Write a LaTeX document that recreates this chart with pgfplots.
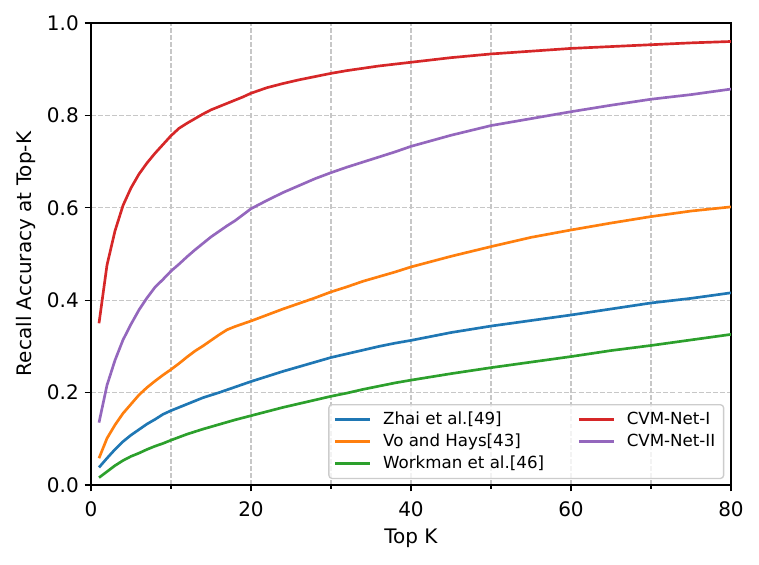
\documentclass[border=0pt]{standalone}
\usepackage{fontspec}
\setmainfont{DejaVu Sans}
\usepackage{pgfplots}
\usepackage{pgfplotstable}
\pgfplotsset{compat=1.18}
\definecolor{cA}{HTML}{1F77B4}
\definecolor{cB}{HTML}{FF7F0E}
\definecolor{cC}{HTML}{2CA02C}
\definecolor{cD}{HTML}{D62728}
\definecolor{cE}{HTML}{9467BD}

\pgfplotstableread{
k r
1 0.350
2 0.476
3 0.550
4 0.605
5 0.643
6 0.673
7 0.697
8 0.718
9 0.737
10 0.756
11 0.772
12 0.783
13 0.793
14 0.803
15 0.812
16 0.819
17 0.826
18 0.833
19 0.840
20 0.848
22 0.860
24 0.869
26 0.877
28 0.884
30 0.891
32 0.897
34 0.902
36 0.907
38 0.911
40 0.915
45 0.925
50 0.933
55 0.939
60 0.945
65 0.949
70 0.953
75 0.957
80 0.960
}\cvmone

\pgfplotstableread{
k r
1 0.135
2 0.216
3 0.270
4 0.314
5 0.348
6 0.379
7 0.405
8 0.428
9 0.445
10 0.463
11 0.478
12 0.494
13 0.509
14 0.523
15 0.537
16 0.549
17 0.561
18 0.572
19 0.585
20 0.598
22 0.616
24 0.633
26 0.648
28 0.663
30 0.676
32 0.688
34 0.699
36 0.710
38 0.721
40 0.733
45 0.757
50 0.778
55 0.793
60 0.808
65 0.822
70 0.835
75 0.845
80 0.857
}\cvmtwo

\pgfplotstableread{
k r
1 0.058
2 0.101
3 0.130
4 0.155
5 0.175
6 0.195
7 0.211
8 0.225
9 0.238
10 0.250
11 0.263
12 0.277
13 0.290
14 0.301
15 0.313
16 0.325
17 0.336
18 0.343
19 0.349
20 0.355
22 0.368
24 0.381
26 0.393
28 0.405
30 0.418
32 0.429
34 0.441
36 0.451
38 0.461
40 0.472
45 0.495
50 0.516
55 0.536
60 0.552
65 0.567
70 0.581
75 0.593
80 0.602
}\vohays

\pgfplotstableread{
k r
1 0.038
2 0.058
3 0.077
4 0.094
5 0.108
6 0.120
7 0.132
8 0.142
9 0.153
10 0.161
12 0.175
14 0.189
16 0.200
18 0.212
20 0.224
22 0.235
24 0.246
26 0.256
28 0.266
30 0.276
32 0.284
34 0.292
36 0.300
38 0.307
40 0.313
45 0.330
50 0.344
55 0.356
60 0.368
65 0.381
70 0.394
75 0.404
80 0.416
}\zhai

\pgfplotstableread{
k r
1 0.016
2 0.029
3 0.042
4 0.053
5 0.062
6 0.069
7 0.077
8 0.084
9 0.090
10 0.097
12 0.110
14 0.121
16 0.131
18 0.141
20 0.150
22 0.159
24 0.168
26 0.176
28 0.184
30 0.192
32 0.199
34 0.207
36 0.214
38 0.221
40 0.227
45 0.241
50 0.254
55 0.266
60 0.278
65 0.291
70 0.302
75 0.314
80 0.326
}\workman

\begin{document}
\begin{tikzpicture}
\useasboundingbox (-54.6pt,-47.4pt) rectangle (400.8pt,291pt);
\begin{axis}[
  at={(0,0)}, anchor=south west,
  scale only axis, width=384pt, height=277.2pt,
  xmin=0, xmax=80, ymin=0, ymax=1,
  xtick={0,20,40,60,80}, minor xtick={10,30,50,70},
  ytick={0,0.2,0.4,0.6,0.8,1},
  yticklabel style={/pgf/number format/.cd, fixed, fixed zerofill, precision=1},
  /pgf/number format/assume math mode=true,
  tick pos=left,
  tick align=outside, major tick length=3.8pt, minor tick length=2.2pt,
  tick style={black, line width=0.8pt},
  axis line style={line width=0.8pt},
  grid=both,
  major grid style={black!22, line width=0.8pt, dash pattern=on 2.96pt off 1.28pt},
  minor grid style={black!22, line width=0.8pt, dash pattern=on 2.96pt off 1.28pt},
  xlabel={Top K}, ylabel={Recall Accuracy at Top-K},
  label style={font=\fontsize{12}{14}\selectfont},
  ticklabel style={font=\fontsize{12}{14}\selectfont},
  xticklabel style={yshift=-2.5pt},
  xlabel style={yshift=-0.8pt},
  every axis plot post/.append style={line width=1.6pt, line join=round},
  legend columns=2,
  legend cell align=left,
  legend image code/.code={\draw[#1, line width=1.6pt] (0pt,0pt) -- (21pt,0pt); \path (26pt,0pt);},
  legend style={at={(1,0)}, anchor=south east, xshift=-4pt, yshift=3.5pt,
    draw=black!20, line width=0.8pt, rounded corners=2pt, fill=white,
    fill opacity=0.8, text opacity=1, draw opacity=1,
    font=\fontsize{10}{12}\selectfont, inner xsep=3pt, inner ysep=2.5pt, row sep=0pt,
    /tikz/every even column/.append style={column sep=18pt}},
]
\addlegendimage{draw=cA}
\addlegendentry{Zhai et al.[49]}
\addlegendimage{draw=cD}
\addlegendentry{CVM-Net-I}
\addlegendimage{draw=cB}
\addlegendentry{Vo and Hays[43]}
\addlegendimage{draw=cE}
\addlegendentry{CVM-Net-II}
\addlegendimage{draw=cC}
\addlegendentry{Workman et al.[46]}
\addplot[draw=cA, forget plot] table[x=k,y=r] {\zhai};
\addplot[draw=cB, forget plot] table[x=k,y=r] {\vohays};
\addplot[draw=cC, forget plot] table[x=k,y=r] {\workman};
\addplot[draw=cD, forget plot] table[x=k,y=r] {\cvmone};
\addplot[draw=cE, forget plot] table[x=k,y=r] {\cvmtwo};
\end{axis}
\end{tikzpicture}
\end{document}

▸ **Required work**
Exactly as written, return every line of the listing, but not the pictures.

▸ **Output**
Write a LaTeX document that recreates this chart with pgfplots.
\documentclass[border=0pt]{standalone}
\usepackage{fontspec}
\setmainfont{DejaVu Sans}
\usepackage{pgfplots}
\usepackage{pgfplotstable}
\pgfplotsset{compat=1.18}
\definecolor{cA}{HTML}{1F77B4}
\definecolor{cB}{HTML}{FF7F0E}
\definecolor{cC}{HTML}{2CA02C}
\definecolor{cD}{HTML}{D62728}
\definecolor{cE}{HTML}{9467BD}

\pgfplotstableread{
k r
1 0.350
2 0.476
3 0.550
4 0.605
5 0.643
6 0.673
7 0.697
8 0.718
9 0.737
10 0.756
11 0.772
12 0.783
13 0.793
14 0.803
15 0.812
16 0.819
17 0.826
18 0.833
19 0.840
20 0.848
22 0.860
24 0.869
26 0.877
28 0.884
30 0.891
32 0.897
34 0.902
36 0.907
38 0.911
40 0.915
45 0.925
50 0.933
55 0.939
60 0.945
65 0.949
70 0.953
75 0.957
80 0.960
}\cvmone

\pgfplotstableread{
k r
1 0.135
2 0.216
3 0.270
4 0.314
5 0.348
6 0.379
7 0.405
8 0.428
9 0.445
10 0.463
11 0.478
12 0.494
13 0.509
14 0.523
15 0.537
16 0.549
17 0.561
18 0.572
19 0.585
20 0.598
22 0.616
24 0.633
26 0.648
28 0.663
30 0.676
32 0.688
34 0.699
36 0.710
38 0.721
40 0.733
45 0.757
50 0.778
55 0.793
60 0.808
65 0.822
70 0.835
75 0.845
80 0.857
}\cvmtwo

\pgfplotstableread{
k r
1 0.058
2 0.101
3 0.130
4 0.155
5 0.175
6 0.195
7 0.211
8 0.225
9 0.238
10 0.250
11 0.263
12 0.277
13 0.290
14 0.301
15 0.313
16 0.325
17 0.336
18 0.343
19 0.349
20 0.355
22 0.368
24 0.381
26 0.393
28 0.405
30 0.418
32 0.429
34 0.441
36 0.451
38 0.461
40 0.472
45 0.495
50 0.516
55 0.536
60 0.552
65 0.567
70 0.581
75 0.593
80 0.602
}\vohays

\pgfplotstableread{
k r
1 0.038
2 0.058
3 0.077
4 0.094
5 0.108
6 0.120
7 0.132
8 0.142
9 0.153
10 0.161
12 0.175
14 0.189
16 0.200
18 0.212
20 0.224
22 0.235
24 0.246
26 0.256
28 0.266
30 0.276
32 0.284
34 0.292
36 0.300
38 0.307
40 0.313
45 0.330
50 0.344
55 0.356
60 0.368
65 0.381
70 0.394
75 0.404
80 0.416
}\zhai

\pgfplotstableread{
k r
1 0.016
2 0.029
3 0.042
4 0.053
5 0.062
6 0.069
7 0.077
8 0.084
9 0.090
10 0.097
12 0.110
14 0.121
16 0.131
18 0.141
20 0.150
22 0.159
24 0.168
26 0.176
28 0.184
30 0.192
32 0.199
34 0.207
36 0.214
38 0.221
40 0.227
45 0.241
50 0.254
55 0.266
60 0.278
65 0.291
70 0.302
75 0.314
80 0.326
}\workman

\begin{document}
\begin{tikzpicture}
\useasboundingbox (-54.6pt,-47.4pt) rectangle (400.8pt,291pt);
\begin{axis}[
  at={(0,0)}, anchor=south west,
  scale only axis, width=384pt, height=277.2pt,
  xmin=0, xmax=80, ymin=0, ymax=1,
  xtick={0,20,40,60,80}, minor xtick={10,30,50,70},
  ytick={0,0.2,0.4,0.6,0.8,1},
  yticklabel style={/pgf/number format/.cd, fixed, fixed zerofill, precision=1},
  /pgf/number format/assume math mode=true,
  tick pos=left,
  tick align=outside, major tick length=3.8pt, minor tick length=2.2pt,
  tick style={black, line width=0.8pt},
  axis line style={line width=0.8pt},
  grid=both,
  major grid style={black!22, line width=0.8pt, dash pattern=on 2.96pt off 1.28pt},
  minor grid style={black!22, line width=0.8pt, dash pattern=on 2.96pt off 1.28pt},
  xlabel={Top K}, ylabel={Recall Accuracy at Top-K},
  label style={font=\fontsize{12}{14}\selectfont},
  ticklabel style={font=\fontsize{12}{14}\selectfont},
  xticklabel style={yshift=-2.5pt},
  xlabel style={yshift=-0.8pt},
  every axis plot post/.append style={line width=1.6pt, line join=round},
  legend columns=2,
  legend cell align=left,
  legend image code/.code={\draw[#1, line width=1.6pt] (0pt,0pt) -- (21pt,0pt); \path (26pt,0pt);},
  legend style={at={(1,0)}, anchor=south east, xshift=-4pt, yshift=3.5pt,
    draw=black!20, line width=0.8pt, rounded corners=2pt, fill=white,
    fill opacity=0.8, text opacity=1, draw opacity=1,
    font=\fontsize{10}{12}\selectfont, inner xsep=3pt, inner ysep=2.5pt, row sep=0pt,
    /tikz/every even column/.append style={column sep=18pt}},
]
\addlegendimage{draw=cA}
\addlegendentry{Zhai et al.[49]}
\addlegendimage{draw=cD}
\addlegendentry{CVM-Net-I}
\addlegendimage{draw=cB}
\addlegendentry{Vo and Hays[43]}
\addlegendimage{draw=cE}
\addlegendentry{CVM-Net-II}
\addlegendimage{draw=cC}
\addlegendentry{Workman et al.[46]}
\addplot[draw=cA, forget plot] table[x=k,y=r] {\zhai};
\addplot[draw=cB, forget plot] table[x=k,y=r] {\vohays};
\addplot[draw=cC, forget plot] table[x=k,y=r] {\workman};
\addplot[draw=cD, forget plot] table[x=k,y=r] {\cvmone};
\addplot[draw=cE, forget plot] table[x=k,y=r] {\cvmtwo};
\end{axis}
\end{tikzpicture}
\end{document}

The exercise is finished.